Les hommes ont banalisé le sexisme en lui donnant une apparence non politique. Ils ont évacué la femme de la sphère politique en la découpant en petits morceaux pour mieux la contrôler. Le sexisme est pratiqué par le biais de la linguistique, du religieux, etc. (que l’on englobe sous le vocable « culturel »). L’Académie française ou la Real Academia ne sont que l’un de ces outils de discrimination. Comme je l’ai déjà dit lors d’un échange vigoureux en plein atelier où le formateur essayait de réhabiliter les « droits de l’homme » au détriment de « droits humains », sur lequel il essayait de faire planer un doute sous le couvert de l’adjectivite, ce n’est pas aux grammairiens de décider de la place de la femme dans la société, mais aux femmes elles-mêmes. À la fin de la discussion, une jeune traductrice lui avait demandé, toute ingénue, le regard levé vers lui, avide de connaître la réponse et soucieuse de bien faire son métier : « Alors, M. X, qu’est-ce que l’on fait, qu’est-ce que l’on doit dire ? » Il faut se réapproprier ces morceaux. Et ça ne commence pas à 18 ans !
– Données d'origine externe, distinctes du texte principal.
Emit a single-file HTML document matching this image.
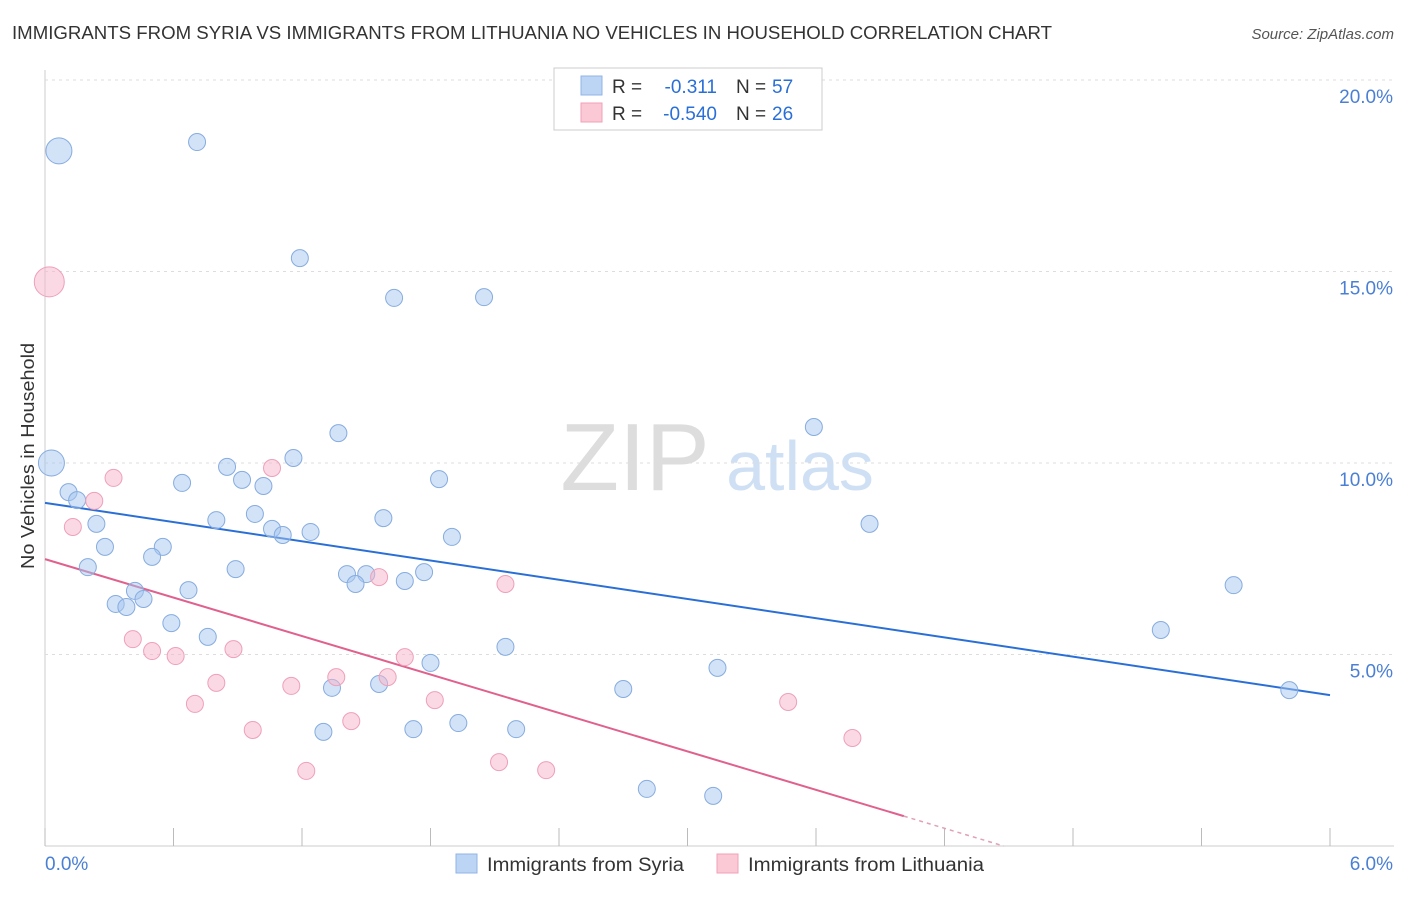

Cette persévérance à maintenir certains mots dans l’usage n’est pas innocente. Ceux qui sont dans le secret des dieux, notamment les spécialistes de la publicité, connaissent depuis belle lurette la magie des mots. Malgré tous leurs diplômes, les femmes n’occupent pas encore dans la société la place qui leur revient. Et si le manque à gagner avait quelque chose à voir avec l’empreinte du mot sur l’esprit. Si celle-ci était la masse manquante de l’univers des relations hommes-femmes...
Notes
1. www.legifrance.gouv.fr et www.cslf.gouv.qc.ca
2. La diferencia de uso entre estos dos términos se establece a partir de la edad y estado civil de la mujer. En el diccionario de la RAE puede encontrar las siguientes definiciones que pueden servirle de guía :
Señorita :
3. Término de cortesía que se aplica a la mujer soltera.
4. f. Tratamiento de cortesía que se da a maestras de escuela, profesoras, o también a otras muchas mujeres que desempeñan algún servicio, como secretarias, empleadas de la administración o del comercio, etc.
Señora :
m. y f. Título que se antepone al apellido de un varón o de una mujer casada o viuda.